Appearing on a commercial, movie or television show is something. Appearing on a hit television show with an astounding shelf life – even years after its final episode – is something else.
In the summer of 1999, I had the privilege of being cast in an episode of HBO’s Sex and the City. It was the show’s second season, during which it really got its stride as a huge hit. I was in an episode called “Games People Play” playing Miranda’s peeping-tom, towel-dropping neighbor. This was almost 13 years ago. And just today, a girl came up to me on the street and asked me: “Were you on Sex and the City?”
During my pursuit of an acting career, this was not only my “greatest hit,” but it was also my favorite experience bar none. The casting process was hilarious, with a room full of people (writer, director, producer, casting people, etc.) all in good cheer. The two shooting days were a blast, even though I was walking on a broken foot. The crew, from director Michael Spiller and costume icon Pat Field, down to the P.A. who escorted me from my trailer to the set, could not have been cooler. And the experience with my scene partner, the sublime Cynthia Nixon, was a delight in the extreme.
I have to put in a special word about the show’s executive producer, Michael Patrick King.

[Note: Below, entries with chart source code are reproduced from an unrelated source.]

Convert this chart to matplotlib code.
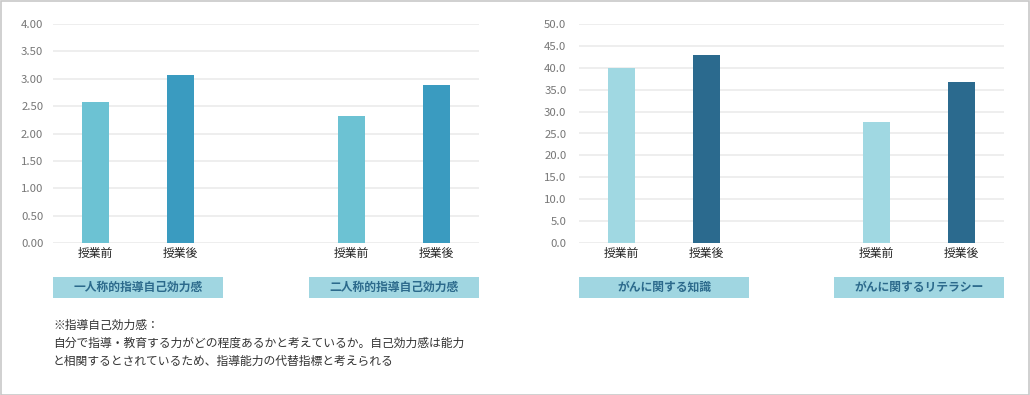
import numpy as np
import matplotlib.pyplot as plt
from matplotlib.patches import Rectangle
import matplotlib.transforms as mtransforms

plt.rcParams['font.family'] = ['Noto Sans CJK JP', 'DejaVu Sans']

# data
cats = ['授業前', '授業後']
left_groups = ['一人称的指導自己効力感', '二人称的指導自己効力感']
left_vals = [[2.58, 3.06], [2.32, 2.89]]
right_groups = ['がんに関する知識', 'がんに関するリテラシー']
right_vals = [[40.0, 43.0], [27.6, 36.8]]
left_ticks = np.arange(0, 4.01, 0.5)
right_ticks = np.arange(0, 50.1, 5)
note = ['※指導自己効力感：',
        '自分で指導・教育する力がどの程度あるかと考えているか。自己効力感は能力',
        'と相関するとされているため、指導能力の代替指標と考えられる']

W, H = 1030, 395
fig = plt.figure(figsize=(W / 100, H / 100), dpi=100)
fig.patches.append(Rectangle((0.5 / W, 0.5 / H), 1 - 1.5 / W, 1 - 1.5 / H,
                             transform=fig.transFigure, fill=False,
                             edgecolor='#c8c8c8', linewidth=1.2))


def make_axes(x0, x1, y0, y1):
    return fig.add_axes([x0 / W, 1 - y1 / H, (x1 - x0) / W, (y1 - y0) / H])


def draw(ax, groups, vals, ticks, fmt, colors, ypad):
    pos = [0, 1, 3, 4]
    heights = [v for g in vals for v in g]
    cols = colors * len(groups)
    ax.bar(pos, heights, width=0.32, color=cols, zorder=3)
    ax.set_xlim(-0.5, 4.5)
    ax.set_ylim(0, ticks[-1])
    ax.set_yticks(ticks)
    ax.set_yticklabels([fmt.format(t) for t in ticks])
    ax.set_xticks(pos)
    ax.set_xticklabels(cats * len(groups))
    ax.grid(axis='y', color='#ebebeb', linewidth=1.2, zorder=0)
    for s in ax.spines.values():
        s.set_visible(False)
    ax.tick_params(axis='y', length=0, labelsize=8.2, labelcolor='#777777', pad=ypad)
    ax.tick_params(axis='x', length=0, labelsize=8.5, labelcolor='#222222', pad=3)
    trans = mtransforms.blended_transform_factory(ax.transData, ax.transAxes)
    for i, g in enumerate(groups):
        x0 = -0.5 + 3 * i
        ax.add_patch(Rectangle((x0, -0.251), 2.0, 0.096, transform=trans,
                               facecolor='#a0d6e1', edgecolor='none',
                               clip_on=False))
        ax.text(x0 + 1.0, -0.203, g, transform=trans, ha='center', va='center',
                fontsize=8.5, fontweight='bold', color='#2c6a8c')


axl = make_axes(53, 479, 24, 243)
draw(axl, left_groups, left_vals, left_ticks, '{:.2f}', ['#6cc2d3', '#3a9bc0'], 7)
axr = make_axes(579, 1004, 24, 243)
draw(axr, right_groups, right_vals, right_ticks, '{:.1f}', ['#a0d8e2', '#2b6a8e'], 9)

for i, line in enumerate(note):
    fig.text(53 / W, 1 - (325 + 18 * i) / H, line, ha='left', va='center',
             fontsize=8.5, color='#333333')

fig.savefig('out.png', dpi=100)
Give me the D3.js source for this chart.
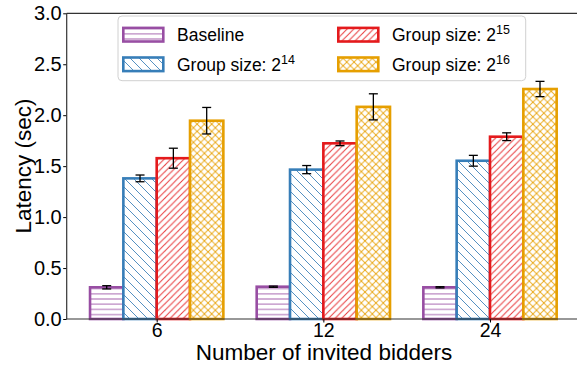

Though Darren Star created Sex and the City and wrote several episodes, the show was really Michael’s baby from the second season all the way through both movies, which he both wrote and directed. (We can all agree that Sex/City 2 earned its Razzie Awards.) With beginnings as a stand-up comic in L.A. to being an Emmy-nominated writer for Murphy Brown and, ultimately, an award-winning writer, director and producer of Sex and the City (9 Emmy nominations, 2 wins; 4 Producers Guild nominations, 1 win; 2 Writers Guild nominations), it’s easy to see why he is one of the busiest and most respected writer/producers working in the business today.
All these years later, whenever I run into Michael on the street, he always remembers me by name and we have a nice chat. It was a privilege to work for the man responsible for a show that, after 13 years, still has strangers asking me if I was the guy outside Miranda’s window.